Copy exactly, and only, the lines below from the first through the one containing "Chart.register(...registerables);", both included; pictures are omitted.

— Start of Source material —

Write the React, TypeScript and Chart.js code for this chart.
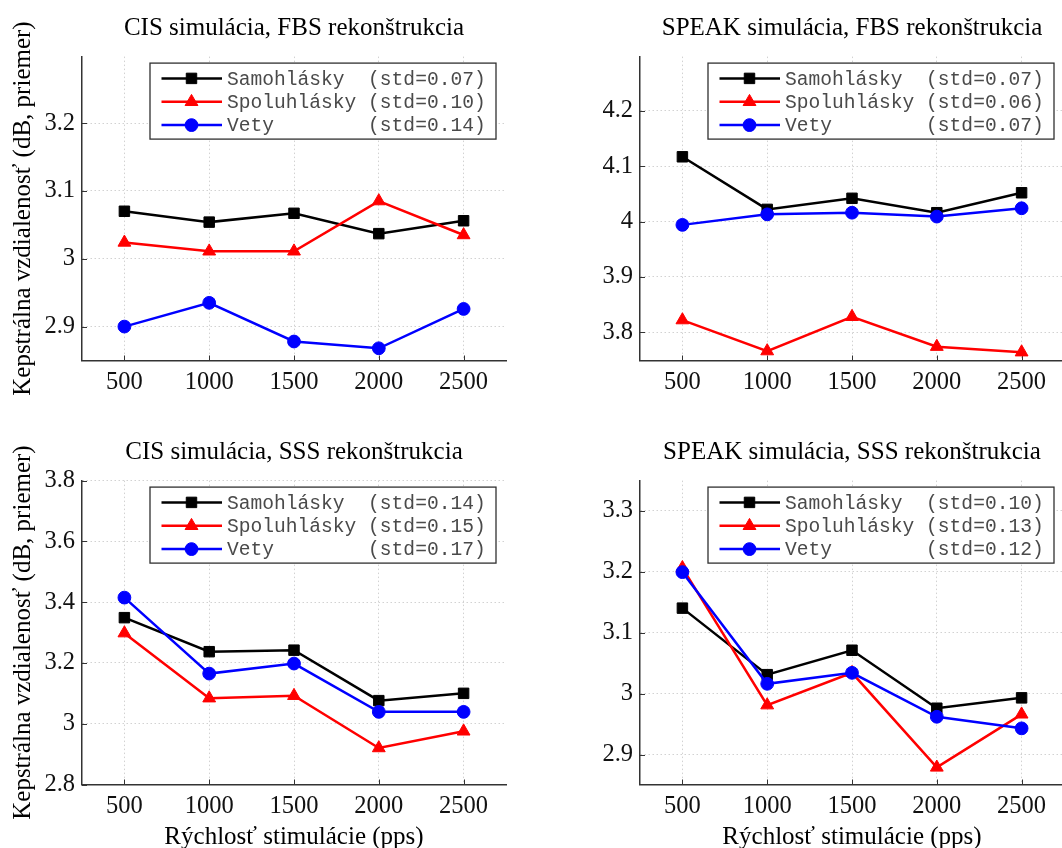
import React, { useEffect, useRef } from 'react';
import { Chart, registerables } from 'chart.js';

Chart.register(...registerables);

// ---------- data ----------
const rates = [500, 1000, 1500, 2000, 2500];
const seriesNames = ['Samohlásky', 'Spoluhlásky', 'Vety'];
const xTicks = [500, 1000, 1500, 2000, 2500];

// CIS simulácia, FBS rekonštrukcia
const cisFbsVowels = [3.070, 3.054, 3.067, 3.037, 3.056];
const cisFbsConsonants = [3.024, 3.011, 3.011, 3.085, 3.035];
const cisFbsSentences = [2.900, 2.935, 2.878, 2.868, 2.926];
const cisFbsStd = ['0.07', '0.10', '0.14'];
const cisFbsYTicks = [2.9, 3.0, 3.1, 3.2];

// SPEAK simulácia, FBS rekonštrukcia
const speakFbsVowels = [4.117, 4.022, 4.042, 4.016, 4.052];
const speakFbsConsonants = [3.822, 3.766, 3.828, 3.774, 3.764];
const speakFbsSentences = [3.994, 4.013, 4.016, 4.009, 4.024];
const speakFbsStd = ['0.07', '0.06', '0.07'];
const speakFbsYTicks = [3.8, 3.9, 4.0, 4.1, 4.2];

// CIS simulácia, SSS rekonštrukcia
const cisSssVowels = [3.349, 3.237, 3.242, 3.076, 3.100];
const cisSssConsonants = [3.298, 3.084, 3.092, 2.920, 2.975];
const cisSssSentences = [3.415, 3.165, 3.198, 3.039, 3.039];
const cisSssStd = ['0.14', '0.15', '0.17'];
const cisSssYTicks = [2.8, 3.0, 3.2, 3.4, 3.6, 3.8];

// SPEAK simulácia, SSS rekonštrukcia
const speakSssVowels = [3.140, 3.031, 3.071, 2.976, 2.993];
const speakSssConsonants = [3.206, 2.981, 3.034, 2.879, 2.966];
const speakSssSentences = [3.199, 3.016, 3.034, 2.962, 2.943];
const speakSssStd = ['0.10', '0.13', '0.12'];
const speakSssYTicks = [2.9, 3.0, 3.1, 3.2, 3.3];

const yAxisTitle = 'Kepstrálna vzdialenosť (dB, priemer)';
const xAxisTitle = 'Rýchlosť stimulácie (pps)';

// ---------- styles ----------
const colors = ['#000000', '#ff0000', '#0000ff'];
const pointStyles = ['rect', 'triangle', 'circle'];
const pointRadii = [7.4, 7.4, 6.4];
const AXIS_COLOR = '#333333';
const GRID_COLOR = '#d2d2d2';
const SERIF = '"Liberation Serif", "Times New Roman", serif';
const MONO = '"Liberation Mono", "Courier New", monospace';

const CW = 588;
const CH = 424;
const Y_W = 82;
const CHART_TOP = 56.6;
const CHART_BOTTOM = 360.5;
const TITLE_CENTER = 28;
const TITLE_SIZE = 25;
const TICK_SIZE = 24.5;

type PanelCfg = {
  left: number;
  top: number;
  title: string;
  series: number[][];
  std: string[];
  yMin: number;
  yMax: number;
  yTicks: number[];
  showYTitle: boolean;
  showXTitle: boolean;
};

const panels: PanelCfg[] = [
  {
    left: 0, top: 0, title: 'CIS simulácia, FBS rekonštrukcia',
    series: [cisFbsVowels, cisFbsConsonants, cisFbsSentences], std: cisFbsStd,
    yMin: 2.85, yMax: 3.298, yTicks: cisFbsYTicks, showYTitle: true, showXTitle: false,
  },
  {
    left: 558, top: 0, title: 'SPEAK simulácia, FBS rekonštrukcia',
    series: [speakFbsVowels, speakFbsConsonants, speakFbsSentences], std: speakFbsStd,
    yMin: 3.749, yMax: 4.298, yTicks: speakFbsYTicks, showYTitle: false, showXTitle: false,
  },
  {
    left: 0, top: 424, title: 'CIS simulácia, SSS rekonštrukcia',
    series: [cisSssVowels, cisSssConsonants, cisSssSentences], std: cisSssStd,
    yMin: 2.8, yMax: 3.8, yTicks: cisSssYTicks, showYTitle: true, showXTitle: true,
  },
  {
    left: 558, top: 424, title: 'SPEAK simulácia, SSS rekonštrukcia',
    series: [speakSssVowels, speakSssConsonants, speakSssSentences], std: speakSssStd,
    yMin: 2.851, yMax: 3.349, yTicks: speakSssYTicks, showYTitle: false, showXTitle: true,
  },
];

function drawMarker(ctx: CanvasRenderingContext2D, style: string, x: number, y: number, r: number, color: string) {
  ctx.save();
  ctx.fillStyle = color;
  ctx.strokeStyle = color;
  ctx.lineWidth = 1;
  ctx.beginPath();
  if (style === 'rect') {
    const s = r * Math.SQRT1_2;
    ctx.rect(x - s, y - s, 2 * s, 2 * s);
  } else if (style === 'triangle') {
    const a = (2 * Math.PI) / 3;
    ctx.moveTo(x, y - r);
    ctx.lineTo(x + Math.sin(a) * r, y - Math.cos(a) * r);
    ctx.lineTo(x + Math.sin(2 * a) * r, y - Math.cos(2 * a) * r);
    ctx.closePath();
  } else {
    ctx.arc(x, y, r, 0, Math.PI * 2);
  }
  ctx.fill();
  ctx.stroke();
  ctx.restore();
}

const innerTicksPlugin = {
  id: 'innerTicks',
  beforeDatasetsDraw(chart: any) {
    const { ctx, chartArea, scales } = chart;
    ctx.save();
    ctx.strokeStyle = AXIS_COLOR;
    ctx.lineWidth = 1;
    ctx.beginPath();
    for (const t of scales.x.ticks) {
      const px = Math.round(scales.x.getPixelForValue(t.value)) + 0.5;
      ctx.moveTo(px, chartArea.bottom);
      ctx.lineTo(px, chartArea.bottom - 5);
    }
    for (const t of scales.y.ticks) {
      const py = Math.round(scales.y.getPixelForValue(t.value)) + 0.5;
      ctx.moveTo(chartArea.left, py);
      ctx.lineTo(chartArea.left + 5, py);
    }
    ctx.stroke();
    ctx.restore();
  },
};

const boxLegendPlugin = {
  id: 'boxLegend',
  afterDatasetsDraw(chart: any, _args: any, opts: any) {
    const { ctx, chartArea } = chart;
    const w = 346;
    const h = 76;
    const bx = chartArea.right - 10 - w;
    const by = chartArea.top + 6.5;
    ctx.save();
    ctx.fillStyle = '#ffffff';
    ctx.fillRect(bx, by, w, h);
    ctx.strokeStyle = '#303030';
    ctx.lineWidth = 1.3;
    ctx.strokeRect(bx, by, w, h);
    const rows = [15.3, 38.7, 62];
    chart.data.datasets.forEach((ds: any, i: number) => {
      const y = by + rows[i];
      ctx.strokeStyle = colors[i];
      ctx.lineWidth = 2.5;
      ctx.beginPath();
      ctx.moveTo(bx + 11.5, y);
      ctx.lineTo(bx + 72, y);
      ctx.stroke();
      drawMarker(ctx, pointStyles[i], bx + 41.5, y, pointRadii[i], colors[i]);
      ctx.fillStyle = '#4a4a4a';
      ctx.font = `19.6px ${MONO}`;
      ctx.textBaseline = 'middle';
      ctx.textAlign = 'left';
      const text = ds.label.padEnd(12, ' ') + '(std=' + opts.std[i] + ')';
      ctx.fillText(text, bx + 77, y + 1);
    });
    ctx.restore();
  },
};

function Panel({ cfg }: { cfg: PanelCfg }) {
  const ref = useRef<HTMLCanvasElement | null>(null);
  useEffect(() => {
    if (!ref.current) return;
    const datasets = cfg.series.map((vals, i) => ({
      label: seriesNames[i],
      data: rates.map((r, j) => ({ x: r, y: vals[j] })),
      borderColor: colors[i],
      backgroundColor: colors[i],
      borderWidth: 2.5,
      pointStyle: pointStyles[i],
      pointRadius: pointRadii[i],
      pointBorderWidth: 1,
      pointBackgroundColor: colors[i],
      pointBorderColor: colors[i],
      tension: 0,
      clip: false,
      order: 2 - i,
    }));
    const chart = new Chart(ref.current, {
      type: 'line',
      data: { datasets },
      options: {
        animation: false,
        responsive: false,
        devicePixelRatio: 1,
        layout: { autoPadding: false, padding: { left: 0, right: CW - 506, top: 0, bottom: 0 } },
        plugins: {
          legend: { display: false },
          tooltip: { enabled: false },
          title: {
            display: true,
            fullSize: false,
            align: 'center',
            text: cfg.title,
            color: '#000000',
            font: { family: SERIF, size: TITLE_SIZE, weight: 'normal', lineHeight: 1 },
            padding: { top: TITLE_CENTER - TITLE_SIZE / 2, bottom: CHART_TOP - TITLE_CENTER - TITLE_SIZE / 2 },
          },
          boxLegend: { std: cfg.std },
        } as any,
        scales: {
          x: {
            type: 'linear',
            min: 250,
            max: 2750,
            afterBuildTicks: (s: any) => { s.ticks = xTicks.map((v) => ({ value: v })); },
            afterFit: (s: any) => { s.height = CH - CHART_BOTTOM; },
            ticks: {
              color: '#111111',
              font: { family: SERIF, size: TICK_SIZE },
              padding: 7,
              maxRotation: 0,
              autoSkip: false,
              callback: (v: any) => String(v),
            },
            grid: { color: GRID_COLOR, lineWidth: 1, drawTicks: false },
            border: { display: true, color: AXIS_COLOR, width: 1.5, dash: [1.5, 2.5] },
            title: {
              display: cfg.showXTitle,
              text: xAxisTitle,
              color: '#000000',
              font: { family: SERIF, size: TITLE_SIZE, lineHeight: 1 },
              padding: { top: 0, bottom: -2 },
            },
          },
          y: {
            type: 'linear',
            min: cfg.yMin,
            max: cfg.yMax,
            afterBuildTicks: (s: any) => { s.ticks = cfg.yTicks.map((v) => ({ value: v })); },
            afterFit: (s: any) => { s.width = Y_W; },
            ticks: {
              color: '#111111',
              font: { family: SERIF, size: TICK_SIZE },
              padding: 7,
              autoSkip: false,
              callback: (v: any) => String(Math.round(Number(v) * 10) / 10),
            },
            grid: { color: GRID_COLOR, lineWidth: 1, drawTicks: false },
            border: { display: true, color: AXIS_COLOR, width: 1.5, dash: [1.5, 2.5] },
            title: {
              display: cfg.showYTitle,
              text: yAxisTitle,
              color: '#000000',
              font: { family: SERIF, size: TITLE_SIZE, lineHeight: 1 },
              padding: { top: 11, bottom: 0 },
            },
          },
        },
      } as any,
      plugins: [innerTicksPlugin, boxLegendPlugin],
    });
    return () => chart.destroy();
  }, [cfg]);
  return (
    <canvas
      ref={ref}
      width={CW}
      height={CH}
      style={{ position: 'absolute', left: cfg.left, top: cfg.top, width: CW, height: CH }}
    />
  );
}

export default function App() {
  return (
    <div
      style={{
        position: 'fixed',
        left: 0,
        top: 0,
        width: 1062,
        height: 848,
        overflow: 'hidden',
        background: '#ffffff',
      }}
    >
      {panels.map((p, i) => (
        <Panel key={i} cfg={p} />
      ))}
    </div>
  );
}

— End of Source material —

» **Result below**
Write the React, TypeScript and Chart.js code for this chart.
import React, { useEffect, useRef } from 'react';
import { Chart, registerables } from 'chart.js';

Chart.register(...registerables);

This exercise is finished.